Choreographer's got Broadway rhythm

When Susan Stroman's choreography first appeared on Broadway eight years ago in "Crazy for You," dance had virtually disappeared from the Great White Way. By the time she accepted her third Tony Award in early June this year for "Contact," she had managed to return dance to a position equal to that of singing.

The "British invasion" of shows such as "Phantom of the Opera" and "Les Misrables," where all dialogue is sung and there is virtually no dancing, created a climate that all but eliminated dance from new musicals.

After choreographing two successful Off-Broadway shows in the early 1990s, Stroman burst onto the Broadway scene with "Crazy for You," a Gershwin pastiche with rousing tap routines, romantic duets, and stage-filling numbers where cowboys tossed around buckets and brooms.

Audiences clamored for more. Two years later, she repeated the success with "Showboat." Producers brought out other dance-oriented shows by other choreographers, including "Chicago."

In "Contact," which Stroman also directed and co-wrote with John Weidman, "the dialogue and the dance go together," she says, as we talk while seated on the floor of the downstairs lobby in the Neil Simon Theatre. Ignoring cries that "Contact" was not a traditional musical, Tony Award voters chose the unconventional piece, with three vignettes set to recorded music, as Best Musical. No one sings, so its award sets a precedent: a show with dance but no singing that qualifies in that prestigious category. Stroman's choreography is also represented on Broadway this season in the revival of Meredith Willson's classic musical "The Music Man," which she also directs.

Stroman's method of working receives as much acclaim within the theater community as her results do with award committees. She spends time with each dancer to create a "history" for his or her character. The result is a performance in which the dancers fully become individual characters in the show.
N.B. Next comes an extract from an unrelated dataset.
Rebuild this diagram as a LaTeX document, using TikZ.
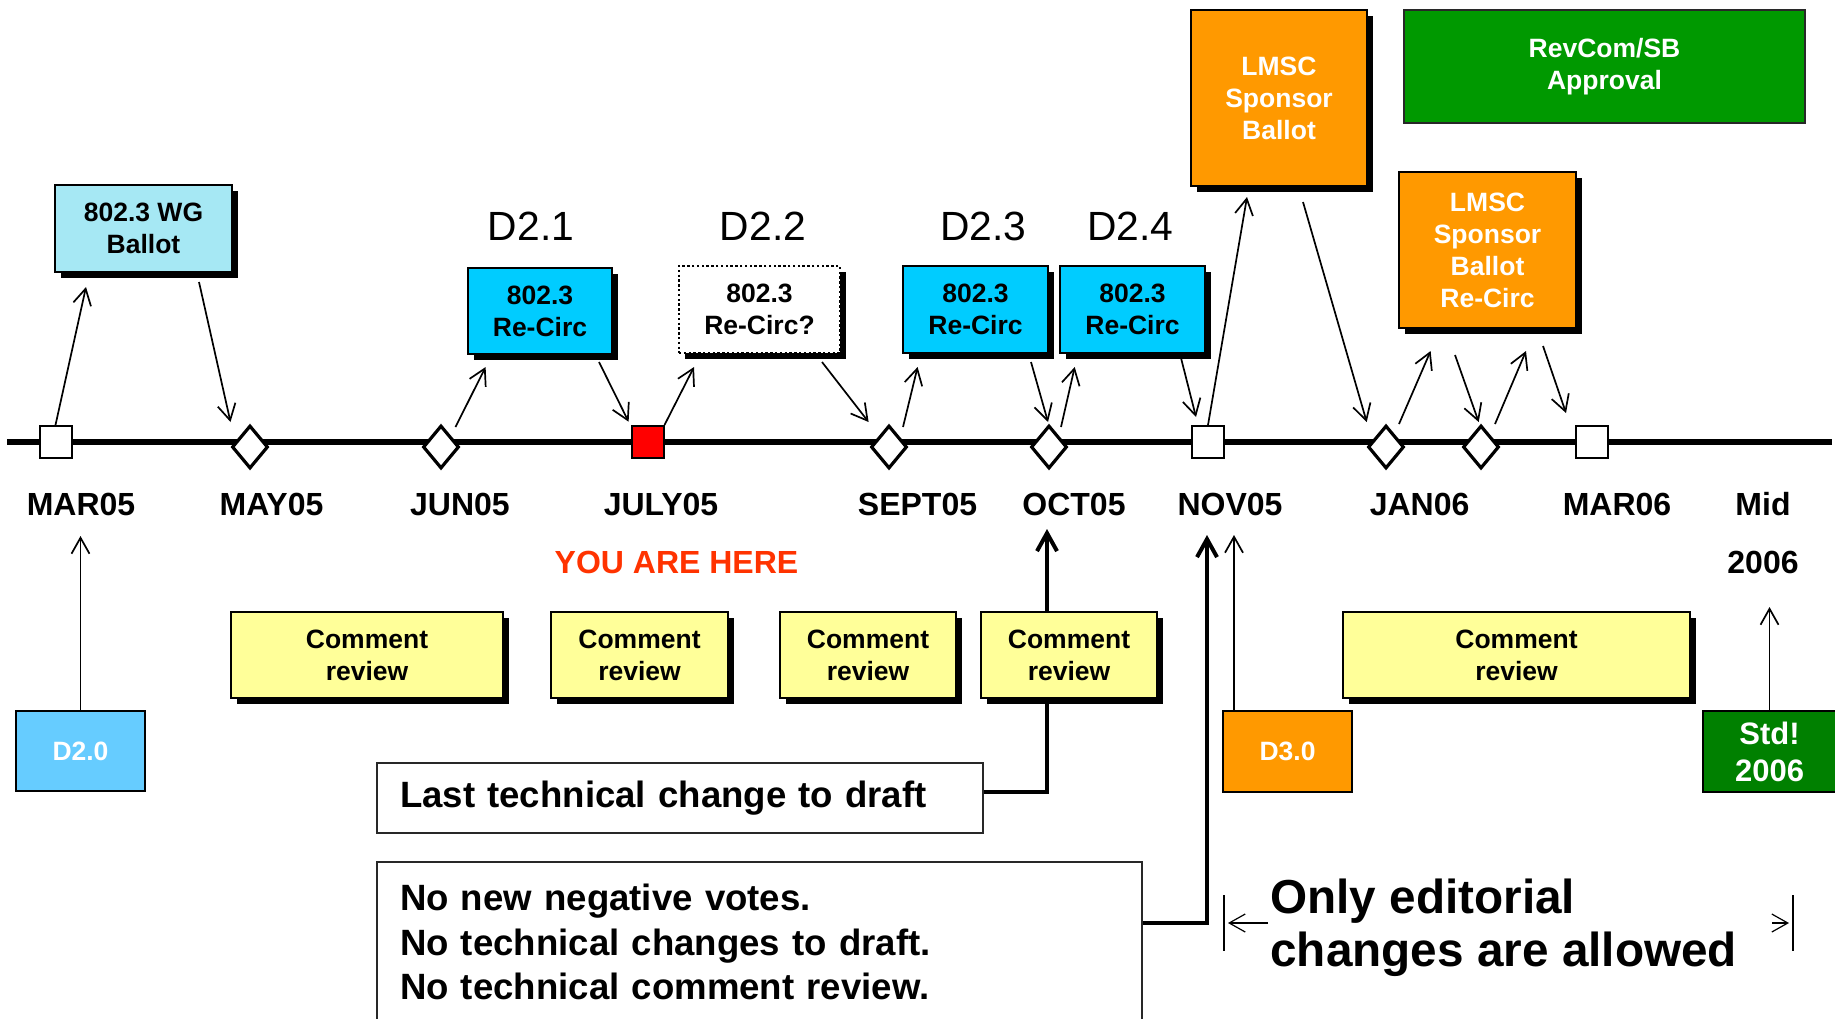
\documentclass[tikz,border=0pt]{standalone}
\usepackage{fontspec}
\setmainfont{Liberation Sans}
\usetikzlibrary{arrows.meta,shapes.geometric,shadows}
\definecolor{wgblue}{RGB}{166,232,244}
\definecolor{rcblue}{RGB}{0,204,255}
\definecolor{lorange}{RGB}{255,153,0}
\definecolor{rgreen}{RGB}{0,153,0}
\definecolor{sgreen}{RGB}{0,128,0}
\definecolor{cyellow}{RGB}{255,255,153}
\definecolor{dblue}{RGB}{102,204,255}
\definecolor{hered}{RGB}{255,51,0}
\definecolor{bord}{RGB}{40,40,40}
\tikzset{
 arr/.style={line width=0.85pt,-{Straight Barb[length=8pt,width=9pt]}},
 thk/.style={line width=2pt,-{Straight Barb[length=9pt,width=10pt]}},
 bx/.style={draw=black,line width=1.3pt,inner sep=0pt,align=center,font=\fontsize{13.25pt}{16pt}\selectfont\bfseries},
 shad/.style={drop shadow={shadow xshift=3pt,shadow yshift=-3pt,opacity=1,fill=black}},
 sqm/.style={draw,fill=white,line width=1pt,inner sep=0pt,minimum width=16pt,minimum height=16pt},
 dia/.style={diamond,draw,fill=white,line width=1.6pt,inner sep=0pt,minimum width=18pt,minimum height=21.5pt},
 mon/.style={font=\fontsize{16pt}{19pt}\selectfont\bfseries,inner sep=0pt},
 dver/.style={font=\fontsize{20.4pt}{24pt}\selectfont,inner sep=0pt},
 bignote/.style={draw=bord,line width=1.4pt,align=left,inner xsep=11.5pt,inner ysep=0pt,font=\fontsize{18.3pt}{22.25pt}\selectfont\bfseries},
 edit/.style={font=\fontsize{23.85pt}{26.75pt}\selectfont\bfseries,anchor=base west,inner sep=0pt},
}
\begin{document}
\begin{tikzpicture}[x=0.5pt,y=-0.5pt]
\useasboundingbox[fill=white] (0,0) rectangle (1835,1018);

% timeline
\coordinate (tl0) at (7,442);
\coordinate (tl1) at (1832,442);
\draw[line width=3pt] (tl0) -- (tl1);

% markers
\node[sqm] (mar05) at (55.5,442) {};
\node[dia] (may05) at (250,447) {};
\node[dia] (jun05) at (441,447) {};
\node[sqm,fill=red] (jul05) at (647.5,442) {};
\node[dia] (sep05) at (889,447) {};
\node[dia] (oct05) at (1049,447) {};
\node[sqm] (nov05) at (1208,442) {};
\node[dia] (jan06) at (1386,447) {};
\node[dia] (jan06b) at (1481,447) {};
\node[sqm] (mar06) at (1592,442) {};

% month labels
\node[mon] (lmar05) at (81,504) {MAR05};
\node[mon] (lmay05) at (271.5,504) {MAY05};
\node[mon] (ljun05) at (460,504) {JUN05};
\node[mon] (ljul05) at (661,504) {JULY05};
\node[mon] (lsep05) at (917.5,504) {SEPT05};
\node[mon] (loct05) at (1074,504) {OCT05};
\node[mon] (lnov05) at (1230,504) {NOV05};
\node[mon] (ljan06) at (1419.6,504) {JAN06};
\node[mon] (lmar06) at (1617,504) {MAR06};
\node[mon] (lmid) at (1763,504) {Mid};
\node[mon] (l2006) at (1763,562) {2006};
\node[mon,text=hered] (here) at (676.5,562) {YOU ARE HERE};

% draft version labels
\node[dver] (v21) at (531,226) {D2.1};
\node[dver] (v22) at (763,226) {D2.2};
\node[dver] (v23) at (983.5,226) {D2.3};
\node[dver] (v24) at (1130.5,226) {D2.4};

% notes
\node[bignote,text width=280pt,minimum height=35pt] (last) at (680,798) {\raisebox{-1.5pt}{Last technical change to draft}};
\node[bignote,text width=359.5pt,minimum height=80pt] (nonew) at (759.5,942) {No new negative votes.\\No technical changes to draft.\\No technical comment review.};

\coordinate (octup) at (1047,529);
\coordinate (novup) at (1207,535);
\draw[thk] ([yshift=3pt]last.east) -| (octup);
\draw[thk] ([yshift=9.5pt]nonew.east) -| (novup);

% upper boxes
\node[bx,shad,fill=wgblue,minimum width=88.5pt,minimum height=43.5pt] (wg) at (143.5,228.5) {802.3 WG\\Ballot};
\node[bx,shad,fill=rcblue,minimum width=72pt,minimum height=43pt] (rc1) at (540,311) {802.3\\Re-Circ};
\node[bx,shad,fill=white,line width=1pt,dash pattern=on 1.2pt off 1.2pt,minimum width=80.5pt,minimum height=43.5pt] (rc2) at (759.5,309.5) {802.3\\Re-Circ?};
\node[bx,shad,fill=rcblue,minimum width=72.5pt,minimum height=43.5pt] (rc3) at (975.5,309.5) {802.3\\Re-Circ};
\node[bx,shad,fill=rcblue,minimum width=72.5pt,minimum height=43.5pt] (rc4) at (1132.5,309.5) {802.3\\Re-Circ};
\node[bx,shad,fill=lorange,text=white,minimum width=88pt,minimum height=88pt] (lmsc) at (1279,98) {LMSC\\Sponsor\\Ballot};
\node[bx,draw=bord,fill=rgreen,text=white,minimum width=200.5pt,minimum height=56.5pt] (revcom) at (1604.5,66.5) {RevCom/SB\\Approval};
\node[bx,shad,fill=lorange,text=white,minimum width=88.5pt,minimum height=78pt] (lmscrc) at (1487.5,250) {LMSC\\Sponsor\\Ballot\\Re-Circ};

% comment review boxes
\node[bx,shad,fill=cyellow,minimum width=136pt,minimum height=43pt] (cr1) at (367,655) {Comment\\review};
\node[bx,shad,fill=cyellow,minimum width=88.5pt,minimum height=43pt] (cr2) at (639.5,655) {Comment\\review};
\node[bx,shad,fill=cyellow,minimum width=88pt,minimum height=43pt] (cr3) at (868,655) {Comment\\review};
\node[bx,shad,fill=cyellow,minimum width=88pt,minimum height=43pt] (cr4) at (1069,655) {Comment\\review};
\node[bx,shad,fill=cyellow,minimum width=173.5pt,minimum height=43pt] (cr5) at (1516.5,655) {Comment\\review};

% draft boxes
\node[bx,fill=dblue,text=white,minimum width=64.5pt,minimum height=40pt] (d20) at (80.5,751) {D2.0};
\node[bx,fill=lorange,text=white,minimum width=64.5pt,minimum height=40.5pt] (d30) at (1287.5,751.5) {D3.0};
\node[bx,fill=sgreen,text=white,minimum width=66.5pt,minimum height=40.5pt,font=\fontsize{15.5pt}{18.5pt}\selectfont\bfseries] (std) at (1769.5,751.5) {Std!\\2006};

% connectors along the timeline
\coordinate (p1b) at (86,287);
\coordinate (p2a) at (199,282);   \coordinate (p2b) at (230.5,422);
\coordinate (p3a) at (455.5,427); \coordinate (p3b) at (485.6,367);
\coordinate (p4a) at (599,362);   \coordinate (p4b) at (628.6,421.7);
\coordinate (p5b) at (694,367);
\coordinate (p6a) at (822,362);   \coordinate (p6b) at (868.6,422);
\coordinate (p7a) at (903,427);   \coordinate (p7b) at (917.6,367);
\coordinate (p8a) at (1031,362);  \coordinate (p8b) at (1048,422);
\coordinate (p9a) at (1061,427);  \coordinate (p9b) at (1074.7,367);
\coordinate (p10a) at (1181,358); \coordinate (p10b) at (1196,417);
\coordinate (p11b) at (1247,197);
\coordinate (p12a) at (1303,202); \coordinate (p12b) at (1366.7,422);
\coordinate (p13a) at (1399,424); \coordinate (p13b) at (1430.6,351);
\coordinate (p14a) at (1455,355); \coordinate (p14b) at (1478.7,422);
\coordinate (p15a) at (1495,424); \coordinate (p15b) at (1526,351);
\coordinate (p16a) at (1543,346); \coordinate (p16b) at (1566,413);

\draw[arr] (mar05.north) -- (p1b);
\draw[arr] (p2a) -- (p2b);
\draw[arr] (p3a) -- (p3b);
\draw[arr] (p4a) -- (p4b);
\draw[arr] (jul05.north east) -- (p5b);
\draw[arr] (p6a) -- (p6b);
\draw[arr] (p7a) -- (p7b);
\draw[arr] (p8a) -- (p8b);
\draw[arr] (p9a) -- (p9b);
\draw[arr] (p10a) -- (p10b);
\draw[arr] (nov05.north) -- (p11b);
\draw[arr] (p12a) -- (p12b);
\draw[arr] (p13a) -- (p13b);
\draw[arr] (p14a) -- (p14b);
\draw[arr] (p15a) -- (p15b);
\draw[arr] (p16a) -- (p16b);

% vertical arrows from draft boxes
\coordinate (d20up) at (80.5,536);
\coordinate (d30s) at (1234,711);
\coordinate (d30up) at (1234,535);
\coordinate (stdup) at (1769.5,607);
\draw[arr] (d20.north) -- (d20up);
\draw[arr] (d30s) -- (d30up);
\draw[arr] (std.north) -- (stdup);

% editorial range
\node[edit] (oe1) at (1270,913) {Only editorial};
\node[edit] (oe2) at (1270,966) {changes are allowed};
\coordinate (bl0) at (1224,895); \coordinate (bl1) at (1224,951);
\coordinate (br0) at (1793,895); \coordinate (br1) at (1793,951);
\coordinate (al0) at (1268,923); \coordinate (al1) at (1228,923);
\coordinate (ar0) at (1772,923); \coordinate (ar1) at (1789,923);
\draw[line width=0.6pt] (bl0) -- (bl1);
\draw[line width=0.6pt] (br0) -- (br1);
\draw[line width=0.6pt,-{Straight Barb[length=8pt,width=9pt]}] (al0) -- (al1);
\draw[line width=0.6pt,-{Straight Barb[length=8pt,width=9pt]}] (ar0) -- (ar1);
\end{tikzpicture}
\end{document}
In "The Music Man," she says, "they all have a back story, they all have a journey. For example, I found out that [the painter] Grant Wood was from Iowa, so one of the little boys who paints the white picket fences is Grant Wood."

For "Contact," she began the rehearsal process "by doing nothing but partnering up [the dancers] and making contact. It allowed me to see how people dealt with one another. In that way, I was able to finalize who was alone in the club [in the second act], and who was with who."

She cast Boyd Gaines, a two-time Tony winner for "The Heidi Chronicles" and "She Loves Me," as a despairing young ad executive contemplating suicide (the male lead) despite Gaines's lack of formal dance training.

"He's a wonderful actor, which is what I needed. I didn't need a dancer," she says. "The character takes a chance, tossing himself into a room filled with those thoroughbred dancers, and Boyd brought that vulnerability to the role." Gaines won his third Tony for the performance.

Her love of research was visible last year when her revival of "Oklahoma!" caused a sensation in London. Plans are under way to bring the production to New York. Stroman "went to pictorial research of the time, and found that it was a much grittier Oklahoma than we're accustomed to seeing. When Americans think of the Wild West, they think of geraniums in the window boxes. Of course, that's not true." For her production, with its muscular dance numbers, "there was mud on the shoes, and mud on the skirts."

Stroman has developed a reputation for honoring material, rather than imposing a personal style on it. This was most evident in "Oklahoma!", where the legendary Martha Graham had stamped her identity.

"There are choreographers," she explains, "like Bob Fosse, or Martha Graham, who had a style they hung on to, and they never swayed from it. That makes all their choreography recognizable, but it's not always appropriate for the piece. Choreography, above all, has to be believable. If you're asking an audience to believe that somebody is going to launch into a song and dance, they have to believe it's appropriate. And you may have to forfeit style to achieve that."

Another technique, which she uses in "Music Man," is "to manipulate the time signature of a piece to evoke a certain emotion, and help that actor. I might take a melody and have it arranged in 3/4 time, when it's not necessarily played in 3/4 time, to make the results more passionate."

For "Music Man," she also researched the popular dance crazes from the turn of the last century. "Vernon and Irene Castle were just hitting in Europe and making their influence felt back in the States, so I had elements of the one-step from the Castles and also the Castle Walk."

Growing up in Texas lent itself to the creative process in "Music Man." In high school, she helped create routines for the marching band, and strutted her stuff as a majorette. "Those baton lessons paid off. In the finale, when that baton twirler comes on, I could actually speak to her in baton terminology."

Her next project is another musical based on a Mel Brooks comedy film, "The Producers." She smiles at the thought of doing something set in the '60s. "It's a backstage musical, so there will be theater dance styles. I won't have to be doing the frug."

For Stroman, her style as a choreographer and director "all has to do with rhythm. That's what defines my work. It's not visual. It's more of an emotional feel, because even if I'm doing something lyrical, or balletic, it has a great deal of rhythm in it."